Using the Best Tool/s for the Job: RSS Feeds and RSS Readers
RSS feeds aren't a new thing or a particularly novel thing (there's plenty of prior art, the key concepts are very simple, like the second "S" in "RSS"). But they're still really useful, even after all those decades. The "mainstream", however, which includes GAFAM and satellites like Mozilla and Novell, tried to get people away from RSS feeds. They promoted "webapps" and social control media instead. Some sites saw usage of RSS decreasing and even altogether pulled support for it. We saw one example of the latter just earlier this week. Several times per month we see sites whose RSS feed/s suddenly breaks; some turn into slopfarms, but that's another matter.

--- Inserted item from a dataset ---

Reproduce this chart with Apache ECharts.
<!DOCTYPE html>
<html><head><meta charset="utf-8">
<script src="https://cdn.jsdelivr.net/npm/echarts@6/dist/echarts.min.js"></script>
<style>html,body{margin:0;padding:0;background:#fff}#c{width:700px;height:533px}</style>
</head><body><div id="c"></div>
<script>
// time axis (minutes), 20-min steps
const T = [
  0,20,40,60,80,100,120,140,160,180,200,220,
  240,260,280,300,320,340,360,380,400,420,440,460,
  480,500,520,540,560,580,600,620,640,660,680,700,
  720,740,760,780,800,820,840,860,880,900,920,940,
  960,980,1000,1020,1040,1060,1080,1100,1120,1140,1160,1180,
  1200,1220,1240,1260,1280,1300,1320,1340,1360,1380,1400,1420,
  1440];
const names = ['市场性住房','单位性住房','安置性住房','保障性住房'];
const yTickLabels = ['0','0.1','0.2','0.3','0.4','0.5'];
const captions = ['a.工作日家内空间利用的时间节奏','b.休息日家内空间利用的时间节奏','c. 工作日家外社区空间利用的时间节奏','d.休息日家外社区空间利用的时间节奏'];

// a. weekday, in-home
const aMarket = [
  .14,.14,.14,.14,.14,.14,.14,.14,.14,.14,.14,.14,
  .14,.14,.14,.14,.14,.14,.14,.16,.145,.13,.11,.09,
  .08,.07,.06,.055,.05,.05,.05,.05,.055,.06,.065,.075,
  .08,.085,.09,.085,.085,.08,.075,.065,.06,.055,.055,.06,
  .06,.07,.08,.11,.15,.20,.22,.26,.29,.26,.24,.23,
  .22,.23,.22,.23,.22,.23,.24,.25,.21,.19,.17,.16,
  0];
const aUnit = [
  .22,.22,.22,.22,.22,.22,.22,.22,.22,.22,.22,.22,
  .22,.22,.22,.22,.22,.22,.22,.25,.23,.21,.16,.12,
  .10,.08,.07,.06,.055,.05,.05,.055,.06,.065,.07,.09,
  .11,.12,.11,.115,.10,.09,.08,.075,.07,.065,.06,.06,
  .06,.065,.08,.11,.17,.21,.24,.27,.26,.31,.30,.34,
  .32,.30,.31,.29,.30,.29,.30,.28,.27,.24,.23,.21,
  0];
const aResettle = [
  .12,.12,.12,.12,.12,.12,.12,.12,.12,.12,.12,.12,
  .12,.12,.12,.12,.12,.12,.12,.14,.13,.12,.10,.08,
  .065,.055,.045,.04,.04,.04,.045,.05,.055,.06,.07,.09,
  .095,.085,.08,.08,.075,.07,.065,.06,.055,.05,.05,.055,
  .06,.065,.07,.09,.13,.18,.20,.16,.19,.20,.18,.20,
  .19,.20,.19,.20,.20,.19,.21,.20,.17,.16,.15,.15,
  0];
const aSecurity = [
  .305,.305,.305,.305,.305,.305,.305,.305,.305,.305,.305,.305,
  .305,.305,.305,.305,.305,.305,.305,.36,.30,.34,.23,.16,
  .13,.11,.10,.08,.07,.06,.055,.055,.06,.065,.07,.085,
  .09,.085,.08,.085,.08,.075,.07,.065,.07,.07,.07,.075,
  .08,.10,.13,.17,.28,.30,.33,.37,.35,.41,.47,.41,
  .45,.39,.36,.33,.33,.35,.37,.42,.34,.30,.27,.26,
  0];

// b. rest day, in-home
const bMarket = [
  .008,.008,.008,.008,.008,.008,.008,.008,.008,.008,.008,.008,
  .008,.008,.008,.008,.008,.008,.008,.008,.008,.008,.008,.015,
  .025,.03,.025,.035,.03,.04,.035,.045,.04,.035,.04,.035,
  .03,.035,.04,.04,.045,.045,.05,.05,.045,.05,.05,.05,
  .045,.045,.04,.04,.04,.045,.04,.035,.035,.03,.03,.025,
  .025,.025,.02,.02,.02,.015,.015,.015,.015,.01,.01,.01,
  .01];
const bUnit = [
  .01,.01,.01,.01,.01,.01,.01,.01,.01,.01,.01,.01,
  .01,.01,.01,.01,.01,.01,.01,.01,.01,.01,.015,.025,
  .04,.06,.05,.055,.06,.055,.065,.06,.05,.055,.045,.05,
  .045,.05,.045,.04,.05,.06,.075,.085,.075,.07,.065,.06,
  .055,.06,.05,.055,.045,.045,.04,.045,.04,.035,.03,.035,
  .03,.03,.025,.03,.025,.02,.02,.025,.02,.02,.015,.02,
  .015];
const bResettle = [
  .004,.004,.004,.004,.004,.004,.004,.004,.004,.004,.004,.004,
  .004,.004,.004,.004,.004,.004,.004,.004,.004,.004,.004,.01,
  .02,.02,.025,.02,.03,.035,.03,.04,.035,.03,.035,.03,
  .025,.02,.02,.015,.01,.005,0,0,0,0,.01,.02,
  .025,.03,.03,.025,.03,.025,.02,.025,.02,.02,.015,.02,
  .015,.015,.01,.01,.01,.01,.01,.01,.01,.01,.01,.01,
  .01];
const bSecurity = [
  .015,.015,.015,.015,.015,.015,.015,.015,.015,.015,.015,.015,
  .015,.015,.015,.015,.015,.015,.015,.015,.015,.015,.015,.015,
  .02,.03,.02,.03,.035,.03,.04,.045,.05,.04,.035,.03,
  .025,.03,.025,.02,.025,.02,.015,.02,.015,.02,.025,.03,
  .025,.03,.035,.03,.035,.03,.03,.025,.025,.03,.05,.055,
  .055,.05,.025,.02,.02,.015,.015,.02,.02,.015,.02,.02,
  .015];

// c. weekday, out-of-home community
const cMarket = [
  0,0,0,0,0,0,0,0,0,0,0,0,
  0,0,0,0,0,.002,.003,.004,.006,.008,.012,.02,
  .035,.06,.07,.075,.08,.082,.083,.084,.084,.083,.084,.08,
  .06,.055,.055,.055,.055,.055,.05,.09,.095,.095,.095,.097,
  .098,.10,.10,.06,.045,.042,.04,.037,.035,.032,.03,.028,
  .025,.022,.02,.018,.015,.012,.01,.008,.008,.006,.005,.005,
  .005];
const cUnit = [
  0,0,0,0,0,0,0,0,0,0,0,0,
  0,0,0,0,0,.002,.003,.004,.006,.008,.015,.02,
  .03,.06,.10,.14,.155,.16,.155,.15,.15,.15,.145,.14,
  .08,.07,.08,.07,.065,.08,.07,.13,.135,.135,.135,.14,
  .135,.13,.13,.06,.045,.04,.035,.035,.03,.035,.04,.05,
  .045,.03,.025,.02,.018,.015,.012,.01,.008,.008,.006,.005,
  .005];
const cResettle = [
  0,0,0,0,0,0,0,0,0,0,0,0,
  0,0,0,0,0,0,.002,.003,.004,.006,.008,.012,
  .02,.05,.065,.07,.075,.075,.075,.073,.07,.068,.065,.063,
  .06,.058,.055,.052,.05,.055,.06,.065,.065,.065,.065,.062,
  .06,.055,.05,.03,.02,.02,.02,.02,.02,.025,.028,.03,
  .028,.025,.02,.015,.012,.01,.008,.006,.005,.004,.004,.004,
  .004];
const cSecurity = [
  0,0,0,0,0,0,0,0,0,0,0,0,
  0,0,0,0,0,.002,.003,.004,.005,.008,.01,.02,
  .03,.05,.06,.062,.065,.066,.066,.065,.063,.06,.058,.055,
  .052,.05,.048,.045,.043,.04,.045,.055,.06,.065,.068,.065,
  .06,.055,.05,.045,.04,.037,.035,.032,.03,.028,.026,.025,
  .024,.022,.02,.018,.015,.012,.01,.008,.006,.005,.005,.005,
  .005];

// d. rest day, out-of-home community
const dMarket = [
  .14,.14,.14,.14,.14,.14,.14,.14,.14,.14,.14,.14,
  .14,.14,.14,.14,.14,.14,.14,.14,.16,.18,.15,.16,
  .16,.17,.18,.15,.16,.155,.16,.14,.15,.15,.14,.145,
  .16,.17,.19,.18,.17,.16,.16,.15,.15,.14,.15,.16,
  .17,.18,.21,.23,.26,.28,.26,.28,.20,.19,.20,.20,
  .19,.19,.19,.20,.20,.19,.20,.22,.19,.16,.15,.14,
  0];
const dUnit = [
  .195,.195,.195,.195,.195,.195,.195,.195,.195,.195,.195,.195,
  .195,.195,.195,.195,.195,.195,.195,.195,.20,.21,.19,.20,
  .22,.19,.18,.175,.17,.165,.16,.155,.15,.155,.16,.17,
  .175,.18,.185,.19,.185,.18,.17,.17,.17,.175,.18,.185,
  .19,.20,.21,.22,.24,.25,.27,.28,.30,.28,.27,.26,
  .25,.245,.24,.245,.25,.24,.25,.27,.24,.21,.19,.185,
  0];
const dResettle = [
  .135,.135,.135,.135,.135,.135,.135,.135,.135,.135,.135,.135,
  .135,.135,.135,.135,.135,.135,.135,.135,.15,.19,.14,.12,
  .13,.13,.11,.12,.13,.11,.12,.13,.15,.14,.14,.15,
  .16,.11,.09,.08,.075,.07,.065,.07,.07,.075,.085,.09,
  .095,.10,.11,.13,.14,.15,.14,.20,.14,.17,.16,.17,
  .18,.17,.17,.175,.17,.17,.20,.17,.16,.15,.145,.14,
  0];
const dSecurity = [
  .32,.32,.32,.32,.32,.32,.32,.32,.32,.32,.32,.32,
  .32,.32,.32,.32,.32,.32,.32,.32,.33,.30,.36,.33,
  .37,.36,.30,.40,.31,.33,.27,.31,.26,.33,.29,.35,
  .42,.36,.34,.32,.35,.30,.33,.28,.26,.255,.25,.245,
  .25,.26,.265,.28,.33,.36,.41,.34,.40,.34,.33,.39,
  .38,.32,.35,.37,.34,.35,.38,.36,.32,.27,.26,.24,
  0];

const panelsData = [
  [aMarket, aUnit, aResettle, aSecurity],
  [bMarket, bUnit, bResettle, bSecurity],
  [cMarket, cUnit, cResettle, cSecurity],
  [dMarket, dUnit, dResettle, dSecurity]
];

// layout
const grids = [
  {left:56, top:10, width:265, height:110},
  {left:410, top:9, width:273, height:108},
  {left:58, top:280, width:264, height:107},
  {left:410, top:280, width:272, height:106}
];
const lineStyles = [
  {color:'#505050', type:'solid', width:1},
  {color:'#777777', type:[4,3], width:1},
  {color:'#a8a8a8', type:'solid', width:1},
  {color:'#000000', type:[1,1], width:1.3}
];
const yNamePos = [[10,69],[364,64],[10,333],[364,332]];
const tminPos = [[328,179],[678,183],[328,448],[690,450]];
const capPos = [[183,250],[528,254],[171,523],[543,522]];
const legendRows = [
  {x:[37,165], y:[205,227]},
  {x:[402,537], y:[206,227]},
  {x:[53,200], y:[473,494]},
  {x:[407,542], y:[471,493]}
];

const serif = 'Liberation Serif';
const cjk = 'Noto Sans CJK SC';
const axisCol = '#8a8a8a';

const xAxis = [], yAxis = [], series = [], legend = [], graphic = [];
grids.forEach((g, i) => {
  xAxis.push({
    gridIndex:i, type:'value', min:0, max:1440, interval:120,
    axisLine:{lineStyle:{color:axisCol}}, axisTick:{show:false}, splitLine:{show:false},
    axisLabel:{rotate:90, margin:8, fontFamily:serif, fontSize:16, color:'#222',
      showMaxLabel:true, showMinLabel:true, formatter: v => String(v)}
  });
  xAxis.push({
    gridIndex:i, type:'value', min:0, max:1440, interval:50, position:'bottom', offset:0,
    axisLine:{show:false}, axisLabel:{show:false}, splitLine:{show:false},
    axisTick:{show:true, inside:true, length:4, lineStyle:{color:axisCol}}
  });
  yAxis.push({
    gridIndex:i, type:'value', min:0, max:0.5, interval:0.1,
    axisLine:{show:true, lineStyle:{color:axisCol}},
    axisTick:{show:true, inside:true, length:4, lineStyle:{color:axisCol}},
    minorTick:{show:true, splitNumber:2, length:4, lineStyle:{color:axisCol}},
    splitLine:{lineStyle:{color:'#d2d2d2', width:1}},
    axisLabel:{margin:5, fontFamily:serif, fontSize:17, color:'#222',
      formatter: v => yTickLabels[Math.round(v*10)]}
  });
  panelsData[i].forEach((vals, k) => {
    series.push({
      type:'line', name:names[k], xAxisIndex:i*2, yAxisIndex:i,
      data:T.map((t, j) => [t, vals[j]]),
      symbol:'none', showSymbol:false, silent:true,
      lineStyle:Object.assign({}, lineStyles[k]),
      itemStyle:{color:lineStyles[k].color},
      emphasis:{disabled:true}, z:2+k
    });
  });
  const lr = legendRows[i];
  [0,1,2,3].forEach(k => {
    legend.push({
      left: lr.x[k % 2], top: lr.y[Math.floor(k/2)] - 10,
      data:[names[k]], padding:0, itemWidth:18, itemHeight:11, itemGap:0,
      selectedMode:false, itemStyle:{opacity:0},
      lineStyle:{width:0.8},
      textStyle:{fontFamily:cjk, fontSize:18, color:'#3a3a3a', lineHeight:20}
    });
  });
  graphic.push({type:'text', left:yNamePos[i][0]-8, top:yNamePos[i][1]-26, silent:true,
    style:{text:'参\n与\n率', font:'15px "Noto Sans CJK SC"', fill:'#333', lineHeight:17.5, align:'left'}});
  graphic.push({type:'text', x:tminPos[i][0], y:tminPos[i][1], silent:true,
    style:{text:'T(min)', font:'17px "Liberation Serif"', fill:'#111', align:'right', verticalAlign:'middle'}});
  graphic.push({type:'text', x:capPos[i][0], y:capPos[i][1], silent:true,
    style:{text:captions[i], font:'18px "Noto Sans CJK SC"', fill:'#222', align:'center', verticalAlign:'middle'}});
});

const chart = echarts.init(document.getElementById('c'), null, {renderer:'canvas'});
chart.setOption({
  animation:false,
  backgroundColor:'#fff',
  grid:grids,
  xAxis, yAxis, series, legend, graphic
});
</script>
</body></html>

Here in Techrights we developed 3 pieces of software to read and manage RSS feeds. We developed these for our own use, though nothing prevents others from using the same (it's AGPLv3-licensed and in Git). My personal preference is converting new articles in news sites into plain text such that they can be read in a text editor without any images visible, without ads, without bloat etc. Only a few moments ago, as I had a tab open with some "modern" site, the machine became barely responsive because that tab was using up all the RAM (I came back from the kitchen with some coffee and the mouse pointer barely moved). Typically it's the same sites that do this over and over again (reproducible on other machines with other operating systems). It's hard to envision enduring that sort of thing on a daily basis. Who's responsible for such awful design? We've already learned the hard way to never open Business Insider for example - it would very quickly use up all the RAM. On my wife's computer it can take about an hour to recover from this sort of thing!
Based on what I've been told by friends, those sorts of things aren't so uncommon on the "modern" Web. It's not clear if some of this chaos is even done deliberately, but that "modern" Web browsers participate with sites in suffocating PCs says a lot about what "modern" came to mean.